The following is the translation (PART ONE) of an excerpt of the comments made by this Iranian diplomat – who spent the two months leading to the July 14 deal away from Iran – in an interview with the Iranian Students’ News Agency (ISNA). The original story was headlined “It was only Rouhani who could lead the talks this way.”

– As far as our national interests go, these talks were unique and constitute a milestone in the contemporary political history of our country. Of course, that holds true for P5+1 too. Although P5+1 are all major powers, the kind of talks they had with us was unprecedented. That is particularly true about the Americans who have never conceded so much in any negotiations. Basically the Americans are the ones who set conditions at the negotiating table, but at the nuclear talks they let go of their traditional stance after three decades.

– What brought the five permanent members of the Security Council together as a group was the reputation of the council which, as an international institution, is tasked under the UN Charter with settling issues related to international peace and security. In other words, we were dealing with a group whose members not only cared about their political, economic and national interests, but also about the reputation of the Security Council. This made the talks all the more complicated.

– Iran never insisted on anything beyond its inalienable nuclear rights. We always wanted to have an industrial nuclear capability to generate electricity and tap into the benefits of nuclear energy. The double standards and restrictions, which were applied when Bushehr Nuclear Power Plant was under construction, created worries in the country that we might not be able to procure the nuclear fuel we would need. That prompted us to work on nuclear fuel; of course, developing nuclear fuel is an absolute right under the NPT.

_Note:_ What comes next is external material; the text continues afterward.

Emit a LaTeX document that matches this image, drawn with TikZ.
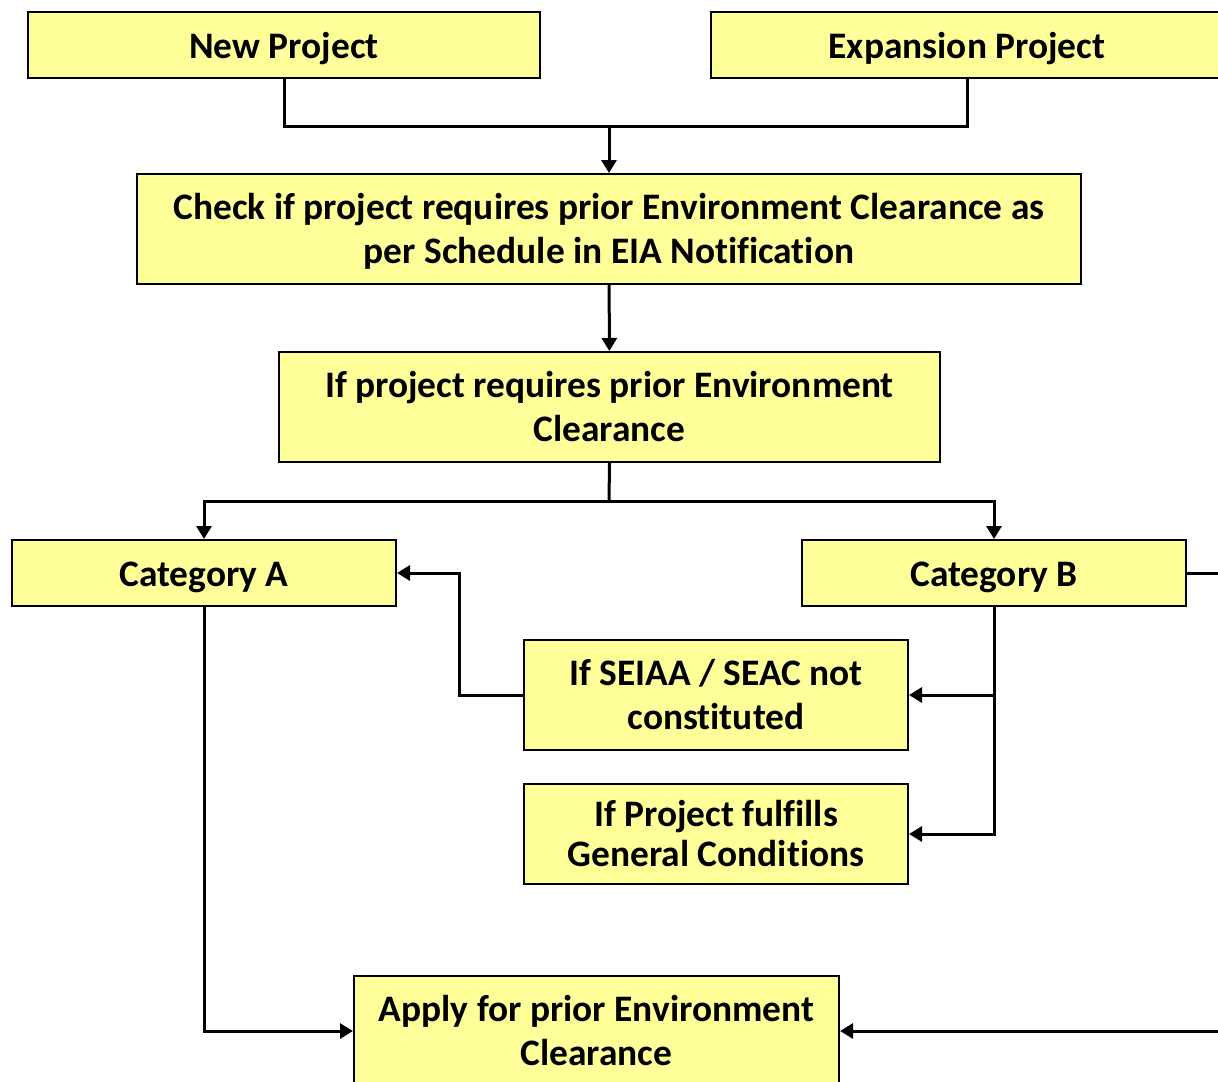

The US initially didn’t want us to make progress on that front. It took the Americans years to come to terms with the fact that it could not use the weapon of coercion to discourage us from developing peaceful nuclear technology. In bringing pressure to bear, the US did all it could, including issuing military threats against Iran. In the resolutions they issued against us, especially in Resolution 1929, they did not leave out any restrictions against our country.

– When our country was in talks with the European Three, under a political understanding, the establishment decided to suspend its enrichment activity for a limited period of time. That was designed to inject stability into the country’s nuclear program as a whole and secure a comprehensive deal. The European countries knew that failure to clinch an agreement would usher in new political conditions which were bound to be anything but constructive. Despite that, they failed to agree to Iran’s minimal nuclear demands at that juncture.

Some foreign politicians were under the illusion that they could offer political and economic incentives to Iran in exchange for a halt to its enrichment. That came despite the fact that we told them time and again that we were not willing to abandon our nuclear rights in return for such incentives. In fact, we were saying we didn’t want to put our nuclear program up for sale. Still, we were willing to talk to them about the extent, type and timing of enrichment.

Back then we could clearly see that the Europeans were taking into account the American security considerations and the US was unwilling to accept Iran’s enrichment. That left us only one option and that was what happened: we resumed enrichment and focused on the full fuel cycle. In response, they took Iran’s nuclear case to the Security Council and slapped sanctions on us.

The policies adopted by different governments have surely had an impact on the process of talks; but over the past 12 years the macro policies of the establishment on the nuclear front have remained unchanged and the Supreme Leader has overseen the overall management of the country.

– If Iran had been an isolated country in the world with no role in regional and international developments, the sanctions could have remained in place. But, since Iran is a strategically important country and plays a significant role in the region and around the world, the policy of sanctions and isolation lost its efficacy. So contrary to expectations, Iran’s authority grew even when sanctions were in place.

Of course, there were some twists in regional conditions too. The US failed to secure its objectives in Iraq and Afghanistan and the region saw the emergence of extremist groups. All these factors contributed to the holding of a new round of talks. To say what would have happened if the global developments had taken a different turn would be too hypothetical and wouldn’t change anything.